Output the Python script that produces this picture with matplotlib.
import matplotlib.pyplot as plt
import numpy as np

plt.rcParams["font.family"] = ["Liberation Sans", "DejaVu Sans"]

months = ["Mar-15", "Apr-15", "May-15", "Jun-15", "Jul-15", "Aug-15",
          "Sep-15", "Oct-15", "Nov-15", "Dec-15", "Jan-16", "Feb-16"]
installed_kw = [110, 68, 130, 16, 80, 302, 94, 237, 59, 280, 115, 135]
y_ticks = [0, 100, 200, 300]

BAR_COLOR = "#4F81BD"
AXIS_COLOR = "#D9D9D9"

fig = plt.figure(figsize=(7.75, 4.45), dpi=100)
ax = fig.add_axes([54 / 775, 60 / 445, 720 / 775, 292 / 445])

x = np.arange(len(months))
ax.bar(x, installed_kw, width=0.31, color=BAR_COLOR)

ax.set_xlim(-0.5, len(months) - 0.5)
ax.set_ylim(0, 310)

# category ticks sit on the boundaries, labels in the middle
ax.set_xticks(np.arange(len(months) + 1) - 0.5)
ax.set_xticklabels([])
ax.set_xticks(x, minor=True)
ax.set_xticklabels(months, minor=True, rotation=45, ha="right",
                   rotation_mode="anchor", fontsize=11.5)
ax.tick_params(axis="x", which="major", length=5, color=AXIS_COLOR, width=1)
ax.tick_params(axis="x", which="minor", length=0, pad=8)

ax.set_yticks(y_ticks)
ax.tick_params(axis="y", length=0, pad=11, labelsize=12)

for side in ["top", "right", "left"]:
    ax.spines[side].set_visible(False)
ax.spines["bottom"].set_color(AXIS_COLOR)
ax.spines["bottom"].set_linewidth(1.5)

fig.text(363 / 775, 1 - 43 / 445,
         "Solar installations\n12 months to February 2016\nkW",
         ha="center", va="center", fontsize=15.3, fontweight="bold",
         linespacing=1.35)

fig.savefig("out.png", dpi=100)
··········
Reproduce exactly, please, only the lines from the start of the data above to the line that contains "length=0, pad=11, labelsize=12)", with both ends kept.

*RESPONSE TO THE TASK:*
Output the Python script that produces this picture with matplotlib.
import matplotlib.pyplot as plt
import numpy as np

plt.rcParams["font.family"] = ["Liberation Sans", "DejaVu Sans"]

months = ["Mar-15", "Apr-15", "May-15", "Jun-15", "Jul-15", "Aug-15",
          "Sep-15", "Oct-15", "Nov-15", "Dec-15", "Jan-16", "Feb-16"]
installed_kw = [110, 68, 130, 16, 80, 302, 94, 237, 59, 280, 115, 135]
y_ticks = [0, 100, 200, 300]

BAR_COLOR = "#4F81BD"
AXIS_COLOR = "#D9D9D9"

fig = plt.figure(figsize=(7.75, 4.45), dpi=100)
ax = fig.add_axes([54 / 775, 60 / 445, 720 / 775, 292 / 445])

x = np.arange(len(months))
ax.bar(x, installed_kw, width=0.31, color=BAR_COLOR)

ax.set_xlim(-0.5, len(months) - 0.5)
ax.set_ylim(0, 310)

# category ticks sit on the boundaries, labels in the middle
ax.set_xticks(np.arange(len(months) + 1) - 0.5)
ax.set_xticklabels([])
ax.set_xticks(x, minor=True)
ax.set_xticklabels(months, minor=True, rotation=45, ha="right",
                   rotation_mode="anchor", fontsize=11.5)
ax.tick_params(axis="x", which="major", length=5, color=AXIS_COLOR, width=1)
ax.tick_params(axis="x", which="minor", length=0, pad=8)

ax.set_yticks(y_ticks)
ax.tick_params(axis="y", length=0, pad=11, labelsize=12)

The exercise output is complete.